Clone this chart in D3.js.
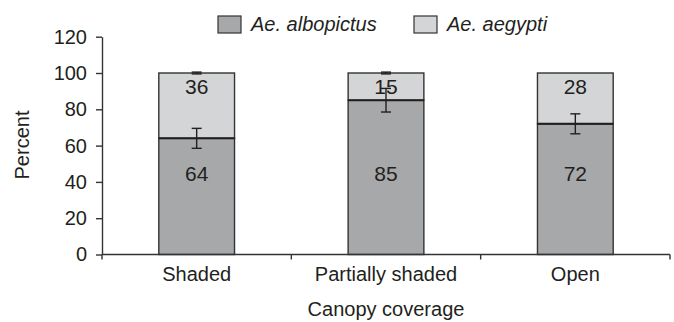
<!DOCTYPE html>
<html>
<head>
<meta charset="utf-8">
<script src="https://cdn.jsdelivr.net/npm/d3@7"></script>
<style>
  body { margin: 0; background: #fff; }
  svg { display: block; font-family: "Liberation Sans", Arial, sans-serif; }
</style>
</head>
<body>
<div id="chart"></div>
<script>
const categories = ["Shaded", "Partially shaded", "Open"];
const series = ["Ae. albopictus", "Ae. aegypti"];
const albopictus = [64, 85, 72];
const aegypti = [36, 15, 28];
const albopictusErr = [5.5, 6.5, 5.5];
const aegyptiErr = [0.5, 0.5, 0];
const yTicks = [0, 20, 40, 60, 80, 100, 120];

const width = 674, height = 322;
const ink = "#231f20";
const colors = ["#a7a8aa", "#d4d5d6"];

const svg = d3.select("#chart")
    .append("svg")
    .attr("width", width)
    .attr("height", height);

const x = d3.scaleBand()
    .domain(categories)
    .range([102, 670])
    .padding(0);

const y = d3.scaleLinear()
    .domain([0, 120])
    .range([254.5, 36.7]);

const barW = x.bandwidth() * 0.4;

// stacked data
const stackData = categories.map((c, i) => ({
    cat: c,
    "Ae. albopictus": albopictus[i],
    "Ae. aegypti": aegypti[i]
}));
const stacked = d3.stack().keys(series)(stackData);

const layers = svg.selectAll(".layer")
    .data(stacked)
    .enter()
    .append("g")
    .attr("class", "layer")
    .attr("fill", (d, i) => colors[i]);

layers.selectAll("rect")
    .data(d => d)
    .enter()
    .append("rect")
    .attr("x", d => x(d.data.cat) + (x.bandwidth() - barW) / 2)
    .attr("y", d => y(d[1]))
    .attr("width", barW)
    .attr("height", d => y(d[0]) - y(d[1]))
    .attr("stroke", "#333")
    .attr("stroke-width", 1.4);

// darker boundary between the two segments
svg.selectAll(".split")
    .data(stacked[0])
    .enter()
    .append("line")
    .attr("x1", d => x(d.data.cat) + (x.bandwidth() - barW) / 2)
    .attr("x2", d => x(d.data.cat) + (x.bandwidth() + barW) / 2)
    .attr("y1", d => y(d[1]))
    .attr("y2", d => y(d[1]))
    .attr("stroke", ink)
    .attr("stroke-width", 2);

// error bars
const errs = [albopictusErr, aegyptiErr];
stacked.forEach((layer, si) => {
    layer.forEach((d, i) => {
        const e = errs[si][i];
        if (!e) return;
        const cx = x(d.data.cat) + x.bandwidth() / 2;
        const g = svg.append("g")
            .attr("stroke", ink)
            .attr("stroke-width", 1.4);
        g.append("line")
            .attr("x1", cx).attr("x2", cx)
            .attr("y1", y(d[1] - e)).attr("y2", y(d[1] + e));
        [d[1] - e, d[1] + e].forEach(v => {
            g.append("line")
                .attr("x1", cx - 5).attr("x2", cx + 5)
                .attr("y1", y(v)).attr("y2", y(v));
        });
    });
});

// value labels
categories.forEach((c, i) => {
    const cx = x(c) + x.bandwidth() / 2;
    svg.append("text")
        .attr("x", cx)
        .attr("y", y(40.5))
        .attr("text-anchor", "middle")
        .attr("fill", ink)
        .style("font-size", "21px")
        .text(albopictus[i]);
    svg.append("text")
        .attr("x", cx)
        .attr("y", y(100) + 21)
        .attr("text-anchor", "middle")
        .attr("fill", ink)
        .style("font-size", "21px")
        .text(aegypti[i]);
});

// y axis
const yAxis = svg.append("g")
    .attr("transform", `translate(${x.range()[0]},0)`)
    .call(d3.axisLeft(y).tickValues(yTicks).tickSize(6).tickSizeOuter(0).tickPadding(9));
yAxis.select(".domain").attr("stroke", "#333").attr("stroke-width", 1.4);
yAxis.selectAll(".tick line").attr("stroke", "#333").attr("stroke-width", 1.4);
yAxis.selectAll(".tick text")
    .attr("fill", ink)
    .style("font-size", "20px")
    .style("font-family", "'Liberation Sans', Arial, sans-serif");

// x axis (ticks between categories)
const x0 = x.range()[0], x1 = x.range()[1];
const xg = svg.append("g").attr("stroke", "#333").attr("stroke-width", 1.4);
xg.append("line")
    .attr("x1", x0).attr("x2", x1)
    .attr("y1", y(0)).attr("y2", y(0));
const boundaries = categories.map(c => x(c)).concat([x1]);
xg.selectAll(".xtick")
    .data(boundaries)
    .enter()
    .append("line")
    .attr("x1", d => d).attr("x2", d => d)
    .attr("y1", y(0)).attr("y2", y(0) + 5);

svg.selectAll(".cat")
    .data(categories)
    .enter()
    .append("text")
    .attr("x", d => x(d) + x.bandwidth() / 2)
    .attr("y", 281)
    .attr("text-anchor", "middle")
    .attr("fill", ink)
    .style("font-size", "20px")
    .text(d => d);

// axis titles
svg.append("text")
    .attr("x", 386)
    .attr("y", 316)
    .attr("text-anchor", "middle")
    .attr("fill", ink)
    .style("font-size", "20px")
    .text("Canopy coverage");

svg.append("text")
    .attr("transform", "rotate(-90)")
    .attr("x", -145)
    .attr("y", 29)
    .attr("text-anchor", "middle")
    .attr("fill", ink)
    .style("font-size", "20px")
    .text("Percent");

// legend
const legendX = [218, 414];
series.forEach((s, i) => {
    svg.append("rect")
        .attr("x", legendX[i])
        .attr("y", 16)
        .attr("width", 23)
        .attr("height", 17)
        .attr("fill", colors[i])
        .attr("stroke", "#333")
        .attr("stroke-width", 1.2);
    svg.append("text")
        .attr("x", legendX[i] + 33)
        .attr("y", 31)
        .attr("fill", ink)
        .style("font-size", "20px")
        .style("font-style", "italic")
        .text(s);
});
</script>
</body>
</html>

## Stated problem
Find the lines above that contain the word "chart" and collect them.

## Answer for the task
Clone this chart in D3.js.
<div id="chart"></div>
const svg = d3.select("#chart")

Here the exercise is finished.